Allosteric mechanism of trans-membrane signalling proteins

By Lizhe Zhu

Cell signalling is one of major topics in the biology community. A basic issue is the signalling process between the extra- and inner- cellular domain. For small signals, it often means that the signal can pass through some specially-structured membrane proteins, such as ions passing through ion-channels. For large signal ligands, however, direction "penetration" is less likely to happen. Allosteric mechanism is believed to the main factor: binding of signal ligands to trans-membrane receptor proteins introduces certain confirmational changes of the latter, causing subsequential inner-cellular mechanism and release of inner signals. One example is this mechanism of signal-receptor-G-protein system.

Our focus is then to model the allosteric regualtion mechanism, especially the possible cooperative mechanism of the trans-membrane signalling proteins.
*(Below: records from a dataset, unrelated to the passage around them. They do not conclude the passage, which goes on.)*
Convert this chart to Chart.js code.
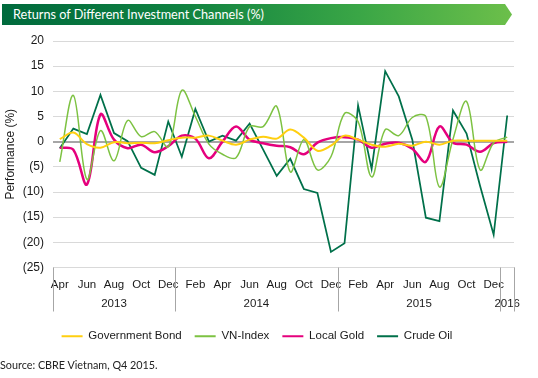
<!DOCTYPE html>
<html><head><meta charset="utf-8">
<script src="https://cdn.jsdelivr.net/npm/chart.js@4.4.0/dist/chart.umd.min.js"></script>
<style>
html,body{margin:0;padding:0;background:#fff;width:538px;height:378px;overflow:hidden;}
#wrap{position:relative;width:538px;height:378px;}
#c{position:absolute;left:0;top:0;}
#banner{position:absolute;left:2px;top:4px;width:510px;height:21px;background:linear-gradient(to right,#006a3d 0%,#0f8140 35%,#3aa646 70%,#6cbf4a 100%);clip-path:polygon(0 0,503px 0,510px 50%,503px 100%,0 100%);color:#fff;font:12.7px Lato, sans-serif;line-height:21px;padding-left:11px;box-sizing:border-box;white-space:nowrap;}
#source{position:absolute;left:0;top:358px;font:10.8px Lato,sans-serif;color:#222;white-space:nowrap;}
</style></head>
<body><div id="wrap"><canvas id="c" width="538" height="378"></canvas>
<div id="banner">Returns of Different Investment Channels (%)</div>
<div id="source">Source: CBRE Vietnam, Q4 2015.</div></div>
<script>
// ---- data ----
const months = ['Apr','May','Jun','Jul','Aug','Sep','Oct','Nov','Dec',
  'Jan','Feb','Mar','Apr','May','Jun','Jul','Aug','Sep','Oct','Nov','Dec',
  'Jan','Feb','Mar','Apr','May','Jun','Jul','Aug','Sep','Oct','Nov','Dec',
  'Jan'];
const yearNames = ['2013','2014','2015','2016'];
const monthsPerYear = [9,12,12,1];
const seriesNames = ['Government Bond','VN-Index','Local Gold','Crude Oil'];
const govBond = [0.5,1.8,-0.5,-1.2,-0.1,-0.3,-0.2,-0.3,0.3,0.8,0.8,1.2,0.2,-0.6,0.4,1.0,0.6,2.4,0.8,-1.8,-0.8,1.2,0.4,-0.6,-1.0,-0.4,-0.8,0.0,-0.6,0.2,0.2,0.2,0.2,0.2];
const vnIndex = [-4.0,9.2,-7.5,2.2,-3.8,4.2,1.0,2.0,-1.0,10.2,5.0,-0.5,-2.5,-3.2,3.0,3.0,7.0,-6.0,0.4,-5.6,-3.0,5.6,4.0,-7.0,2.4,1.2,4.8,5.0,-9.0,0.5,8.0,-5.6,-0.2,0.9];
const localGold = [-1.2,-1.6,-8.5,5.4,0.4,-1.3,-0.6,-2.1,-0.9,1.2,0.6,-3.3,0.0,3.0,0.4,-0.3,-0.8,-1.1,-2.5,-0.2,0.7,0.9,0.4,-1.2,-0.4,-0.2,-1.4,-4.0,3.0,-0.2,-0.6,-2.0,-0.3,0.0];
const crudeOil = [-1.3,2.6,1.5,9.3,1.7,0.1,-5.2,-6.6,4.0,-3.0,6.5,0.0,1.2,0.2,3.6,-1.6,-6.8,-3.4,-9.4,-10.2,-21.9,-20.2,7.2,-5.4,14.0,9.0,0.4,-15.1,-15.8,6.2,1.6,-8.8,-18.5,5.2];
const yMin = -25, yMax = 20, yStep = 5;
const colors = ['#FFCF10','#7DC242','#E5007D','#00704A'];
const widths = [2,1.5,2.5,1.75];
const tensions = [0.35,0.35,0.35,0];

const AX_FONT = '"Liberation Sans", Arial, sans-serif';
Chart.defaults.color = '#1a1a1a';
Chart.defaults.font.family = AX_FONT;

const yearBands = {
  id: 'yearBands',
  afterDraw(chart) {
    const x = chart.scales.x, ctx = chart.ctx;
    const top = chart.chartArea.bottom;
    const half = (x.getPixelForValue(1) - x.getPixelForValue(0)) / 2;
    ctx.save();
    ctx.font = '11.5px ' + AX_FONT;
    ctx.fillStyle = '#1a1a1a';
    ctx.textAlign = 'center';
    ctx.textBaseline = 'middle';
    const edges = [];
    let start = 0;
    yearNames.forEach((yr, i) => {
      const end = start + monthsPerYear[i] - 1;
      const l = x.getPixelForValue(start) - half;
      const r = x.getPixelForValue(end) + half;
      edges.push(Math.round(l), Math.round(r));
      ctx.fillText(yr, (l + r) / 2, top + 36);
      start = end + 1;
    });
    ctx.strokeStyle = '#a6a6a6';
    ctx.lineWidth = 1;
    [...new Set(edges)].forEach(e => {
      ctx.beginPath();
      ctx.moveTo(e + 0.5, top);
      ctx.lineTo(e + 0.5, top + 44);
      ctx.stroke();
    });
    ctx.restore();
  }
};

const seriesData = [govBond, vnIndex, localGold, crudeOil];
new Chart(document.getElementById('c'), {
  type: 'line',
  data: {
    labels: months,
    datasets: seriesNames.map((n, i) => ({
      label: n,
      data: seriesData[i],
      borderColor: colors[i],
      backgroundColor: colors[i],
      borderWidth: widths[i],
      tension: tensions[i],
      pointRadius: 0,
      fill: false
    }))
  },
  options: {
    responsive: false,
    animation: false,
    devicePixelRatio: 1,
    layout: { padding: { left: 0, right: 24, top: 41, bottom: 26 } },
    plugins: {
      title: { display: false },
      tooltip: { enabled: false },
      legend: {
        position: 'bottom',
        labels: {
          font: { size: 11.5, family: AX_FONT },
          color: '#1a1a1a',
          boxWidth: 21,
          boxHeight: 2,
          padding: 13,
          generateLabels(chart) {
            return Chart.defaults.plugins.legend.labels.generateLabels(chart).map(l => ({ ...l, lineWidth: 0 }));
          }
        }
      }
    },
    scales: {
      x: {
        offset: true,
        grid: { display: false, drawTicks: false },
        border: { display: true, color: '#d9d9d9' },
        ticks: {
          autoSkip: false, maxRotation: 0, minRotation: 0, padding: 10,
          font: { size: 11.5 },
          callback: (v, i) => (i % 2 === 0 ? months[i] : '')
        },
        afterFit: s => { s.height = 50; }
      },
      y: {
        min: yMin, max: yMax,
        ticks: {
          stepSize: yStep, padding: 9, font: { size: 12 },
          callback: v => (v < 0 ? '(' + (-v) + ')' : String(v))
        },
        grid: {
          drawTicks: false,
          color: c => (c.tick && c.tick.value === 0 ? '#a6a6a6' : '#d9d9d9'),
          lineWidth: c => (c.tick && c.tick.value === 0 ? 2 : 1)
        },
        border: { display: false },
        title: { display: true, text: 'Performance (%)', font: { size: 12 }, padding: { top: 3, bottom: 0 } },
        afterFit: s => { s.width = 53; }
      }
    }
  },
  plugins: [yearBands]
});
</script>
</body></html>
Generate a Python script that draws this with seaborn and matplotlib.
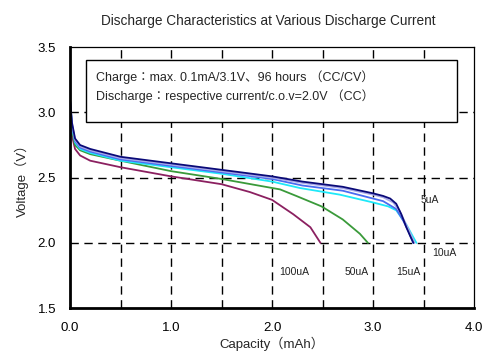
import numpy as np
import pandas as pd
import matplotlib.pyplot as plt
import seaborn as sns
from matplotlib.patches import Rectangle

## discharge curves
# capacity in mAh, voltage in V
cap_5ua = [0, 0.02, 0.05, 0.1, 0.2, 0.5, 1.0, 1.5, 2.0, 2.3, 2.7, 3.0, 3.1, 3.17, 3.23, 3.28, 3.33, 3.37, 3.40]
volt_5ua = [3.10, 2.92, 2.80, 2.75, 2.72, 2.66, 2.61, 2.56, 2.51, 2.47, 2.43, 2.38, 2.36, 2.34, 2.30, 2.22, 2.12, 2.05, 2.00]

cap_lav = [0, 0.02, 0.05, 0.1, 0.2, 0.5, 1.0, 1.5, 2.0, 2.3, 2.7, 3.0, 3.1, 3.2, 3.26, 3.31, 3.36, 3.41]
volt_lav = [3.10, 2.91, 2.79, 2.74, 2.71, 2.65, 2.60, 2.55, 2.50, 2.46, 2.42, 2.37, 2.35, 2.31, 2.25, 2.17, 2.09, 2.00]

cap_10ua = [0, 0.02, 0.05, 0.1, 0.2, 0.5, 1.0, 1.5, 2.0, 2.3, 2.7, 3.0, 3.1, 3.23, 3.30, 3.35, 3.40]
volt_10ua = [3.10, 2.90, 2.78, 2.73, 2.70, 2.64, 2.59, 2.54, 2.49, 2.44, 2.40, 2.34, 2.32, 2.26, 2.17, 2.09, 2.00]

cap_15ua = [0, 0.02, 0.05, 0.1, 0.2, 0.5, 1.0, 1.5, 2.0, 2.28, 2.67, 3.0, 3.15, 3.23, 3.33, 3.38, 3.43]
volt_15ua = [3.10, 2.89, 2.77, 2.72, 2.69, 2.63, 2.58, 2.53, 2.47, 2.42, 2.37, 2.31, 2.28, 2.25, 2.14, 2.07, 2.00]

cap_50ua = [0, 0.02, 0.05, 0.1, 0.2, 0.5, 1.0, 1.5, 2.08, 2.24, 2.49, 2.70, 2.87, 2.95]
volt_50ua = [3.08, 2.86, 2.75, 2.71, 2.68, 2.63, 2.55, 2.49, 2.41, 2.36, 2.28, 2.18, 2.07, 2.00]

cap_100ua = [0, 0.02, 0.05, 0.1, 0.2, 0.5, 1.0, 1.5, 1.78, 2.0, 2.21, 2.38, 2.48]
volt_100ua = [3.02, 2.82, 2.72, 2.67, 2.63, 2.58, 2.51, 2.45, 2.39, 2.33, 2.22, 2.12, 2.00]

series = [
    (cap_100ua, volt_100ua, '#8b2060'),
    (cap_50ua, volt_50ua, '#3a9a3a'),
    (cap_15ua, volt_15ua, '#1ee8f8'),
    (cap_10ua, volt_10ua, '#4a6cf0'),
    (cap_lav, volt_lav, '#a8a8e8'),
    (cap_5ua, volt_5ua, '#0a0a78'),
]

label_text = ['5uA', '10uA', '15uA', '50uA', '100uA']
label_x = [3.56, 3.71, 3.35, 2.84, 2.22]
label_y = [2.33, 1.92, 1.78, 1.78, 1.78]

sns.set_style('white')
plt.rcParams['font.family'] = ['Liberation Sans', 'Noto Sans CJK JP', 'DejaVu Sans']

fig = plt.figure(figsize=(5, 3.6), dpi=100)
ax = fig.add_axes([0.14, 0.144, 0.808, 0.725])

for cap, volt, col in series:
    sns.lineplot(x=cap, y=volt, color=col, lw=1.3, ax=ax, sort=False)

ax.set_xlim(0, 4)
ax.set_ylim(1.5, 3.5)
ax.set_xticks([0, 1, 2, 3, 4])
ax.set_xticklabels(['0.0', '1.0', '2.0', '3.0', '4.0'])
ax.set_yticks([1.5, 2.0, 2.5, 3.0, 3.5])
ax.set_yticklabels(['1.5', '2.0', '2.5', '3.0', '3.5'])
ax.tick_params(direction='in', length=3, width=1, labelsize=9.5, colors='black', pad=10)

# dashed grid every 0.5
for gx in np.arange(0.5, 4, 0.5):
    ax.axvline(gx, color='black', lw=1, ls=(0, (6, 4)), zorder=0)
for gy in [2.0, 2.5, 3.0]:
    ax.axhline(gy, color='black', lw=1, ls=(0, (6, 4)), zorder=0)

for side in ['left', 'bottom']:
    ax.spines[side].set_linewidth(2)
for side in ['top', 'right']:
    ax.spines[side].set_linewidth(0.9)
for s in ax.spines.values():
    s.set_color('black')

# condition box
ax.add_patch(Rectangle((0.04, 0.713), 0.918, 0.237, transform=ax.transAxes,
                       facecolor='white', edgecolor='black', lw=1, zorder=3))
ax.text(0.064, 0.885, 'Charge：max. 0.1mA/3.1V、96 hours （CC/CV）', transform=ax.transAxes,
        fontsize=9, va='center', zorder=4)
ax.text(0.064, 0.812, 'Discharge：respective current/c.o.v=2.0V （CC）', transform=ax.transAxes,
        fontsize=9, va='center', zorder=4)

for t, lx, ly in zip(label_text, label_x, label_y):
    ax.text(lx, ly, t, fontsize=7.5, ha='center', va='center', color='#222222')

ax.set_xlabel('Capacity（mAh）', fontsize=9.5, labelpad=2)
ax.set_ylabel('Voltage（V）', fontsize=9.5, labelpad=6)
fig.suptitle('Discharge Characteristics at Various Discharge Current', fontsize=9.8, x=0.537, y=0.962)

plt.savefig('out.png', dpi=100)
There has been much effort on this topic, for example, the famous MWC theory initiated in 1960's. But MWC simply assumes only two states (R & T) of each the protein subunit, unable to explain new experimental data that might imply intermediate states, so as other existing models.

We try to use coarse-graining techniques to simulate such phenomena in framework of statistical physics. We hope this statistical strategy can overcome the barrier brought by the artificially simplified assumption made in existing models. Challenging questions also include how disrete extra-celluar signals are magnified to continuous signals inside the cell. We try to update this page if essential progress is made.